Takunda Maodza News Editor
A number of foreign individuals and non-governmental organisations have been outed in their efforts to destabilise the country, following a workshop they held in Mutare this week which discussed how to participate in violent demonstrations.
The Herald is reliably informed that the workshop trained attendees on how to gather information when there are disturbances, how to package the information, how to interview people and what to say before commission of inquiries in the event of them being appointed to investigate political disturbances.
The worskhop, which strategised and mobilised for demonstrations, was attended by some foreigners who entered the country disguised as tourists.
“The meeting was chaired by Transparency, Responsiveness, Accountability and Citizen Engagement (TRACE) field manager Mary Anne Cook, an Australian national,” said a source.
A source said Cook claimed to be a businesswoman.
TRACE says it is a five-year (2014- 2019) programme that aims to enhance State accountability and preserve democratic space, building on the new Constitution.
Other foreigners who attended the meeting and are part of the coordination team include Professor Brian Burdekin and Caroline Trigg.
Prof Burdekin entered the country as a visitor.
He is a Visiting Professor at the the Raoul Wallenberg Institute and teaches in the post-graduate programme at Melbourne University Law School.
He is international advisor to a number of national human rights institutions in Africa, Asia and Central and Eastern Europe.
From 1995 to 2003, he was special advisor on national institutions to the first three United Nations High Commissioners for Human Rights.
Prior to taking up his appointment with the United Nations, Prof Burdekin was, from 1986 to 1994, the Federal Human Rights Commissioner of Australia.
In 1995, he was made an Officer of the Order of Australia for his services to human rights, both in Australia and in other countries.
The source on the Mutare workshop added: “Present on the first day of the workshop were former Special Advisor to the United Nations Human Rights Commissioner, Geneva, Switzerland, Professor Brian Burdekin and TRACE provincial field officer Caroline Trigg.
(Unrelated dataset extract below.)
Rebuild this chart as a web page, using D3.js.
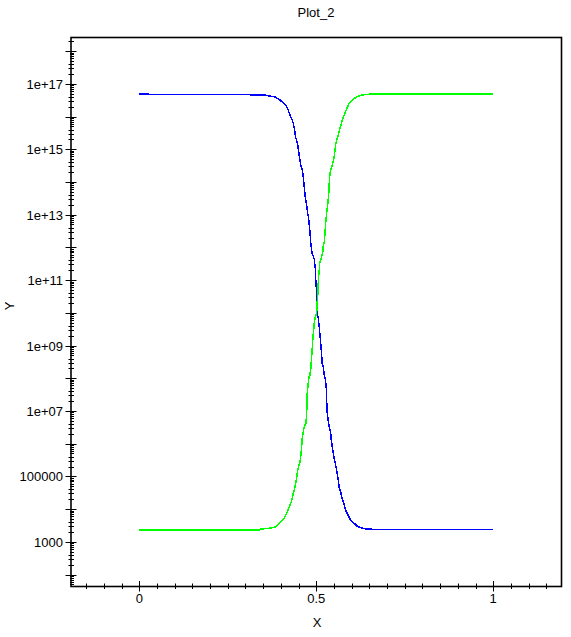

“Representatives from various CSOs such as the Legal Resource Foundation (LRF), United Mutare Residents and Ratepayers Trust (UMRRT), Zimbabwe Human Rights Association, Peace Building and Capacity Development Fund (PACDEF), Heal Zimbabwe Trust (HZT) and Catholic Commission for Justice and Peace (CCJP) attended the meetings that were held at a hotel in Mutare.”
UMRRT spokesperson Mr Umrat Dube yesterday confirmed the meeting, but claimed it was about birth certificates.
“The meeting I know was held in Mutare,” he said. “It was a three-day meeting. It had nothing to do with democracy, but discussed findings to access to documentation survey. It was to do with birth certificates, like causes of failure by some people to access birth certificates.”
Mr Dube confirmed Cook, Prof Burdekin, Trigg and the mentioned NGOs attended the meetings.
“Cook works here in Zimbabwe for TRACE,” he said. “Burdekin is an Australian who worked for the Human Rights Commission in Australia. His input was to basically try to capacitate people on how to engage the commission (Human Rights Commission) with your findings.
“Trigg works in Zimbabwe. She is a researcher while (Prof) Burdekin is not resident in Zimbabwe.”
When asked to explain in what capacity UMRRT attended the workshop considering it has nothing to do with birth certificates, Mr Dube said they were a community organisation and “it is easy for us to engage the community to find out which children do not have birth certificates. It informs the development aspect”.
The Catholic Church yesterday professed ignorance over the Mutare meeting, even though Mr Dube confirmed the CCJP’s attendance.
“No, I am not aware of that kind of meeting,” said the church spokesperson Father Frederick Chiromba. “I am surprised. When CCJP attends national meetings, I usually authorise from here (Harare). If it is a diocese, say Mutare, it will fall under their diocese and I would not know.”
Violent demonstrations that rocked the country last month were organised by the MDC-Alliance and its allies in the NGO sector.
The violence was preceded by a series of meetings organised by the Crisis Coalition in Zimbabwe from December 3-7 to incite disturbances.
Foreigners were again cited by Government as having played a crucial role from coordination to funding of the meetings, which were aimed at instituting an illegal regime change in Zimbabwe or alternatively to cause chaos that would force President Mnangagwa’s Government to the negotiating table with the MDC Alliance.
The violence left a trail of destruction, with the demonstrators torching police stations and shops, while looting goods worth millions of dollars.